Any updates? Can we please merge this PR?
@dennyglee @brkyvz Can you please share some details on why it's stuck?
We really want to see it on delta-databricks already, it heavily downgrades the appeal of delta, I had a member in my team, recently forgetting to use replaceWhere
and deleted an entire table (like I feared it would happen here.
@jaceklaskowski Is there any chance this could get merged in the near future?
the failed tests are unrelated to this pull req:
Our attempt to download sbt locally to build/sbt-launch-0.13.18.jar failed. Please install sbt manually from http://www.scala-sbt.org/
@jaceklaskowski thanks A LOT for following up on this❣️
Any news about this please ?
There are conflicting changes introduced in https://github.com/delta-io/delta/commit/ae99d7190ad0f74b5126b1a4be7eddae1c7d046f now which need to be merged.
There are conflicting changes introduced in ae99d71 now which need to be merged.

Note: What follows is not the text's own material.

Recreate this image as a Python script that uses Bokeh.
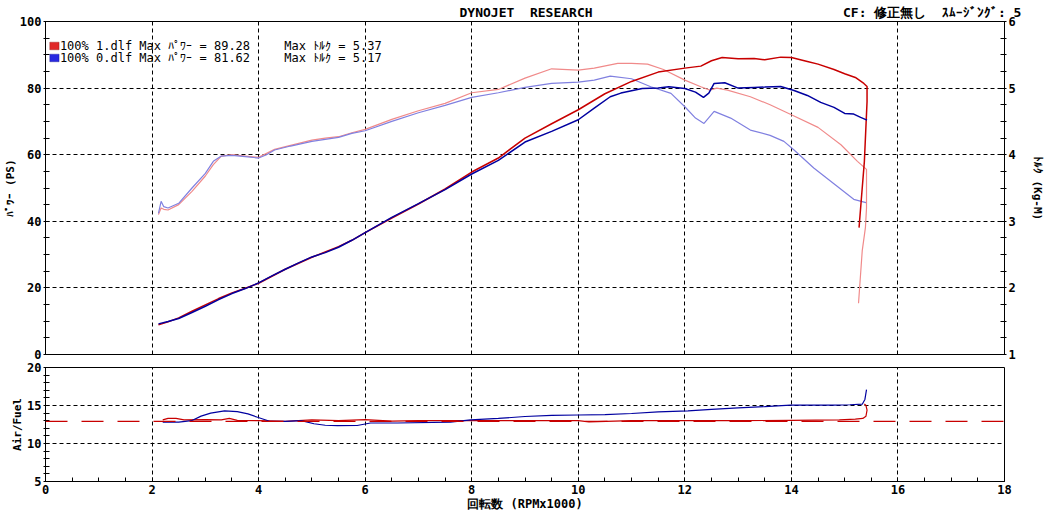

just pushed update where i merged in master and fixed conflicts replaceWhere is more complex now. so i just gave up on trying to support dynamic partition overwrite with replaceWhere for now...
DBR 9.1 LTS release notes - https://docs.databricks.com/release-notes/runtime/9.1.html#delta-now-supports-arbitrary-replacewhere
In combination with overwrite mode, the replaceWhere option can be used to simultaneously overwrite data that matches a predicate defined in the option. Previously, replaceWhere supported a predicate only over partition columns, but it can now be an arbitrary expression.
the failed tests dont seem to have anything to do with this pullreq...
[info] java.net.BindException: Cannot assign requested address: Service 'sparkDriver' failed after 16 retries (on a random free port)! Consider explicitly setting the appropriate binding address for the service 'sparkDriver' (for example spark.driver.bindAddress for SparkDriver) to the correct binding address.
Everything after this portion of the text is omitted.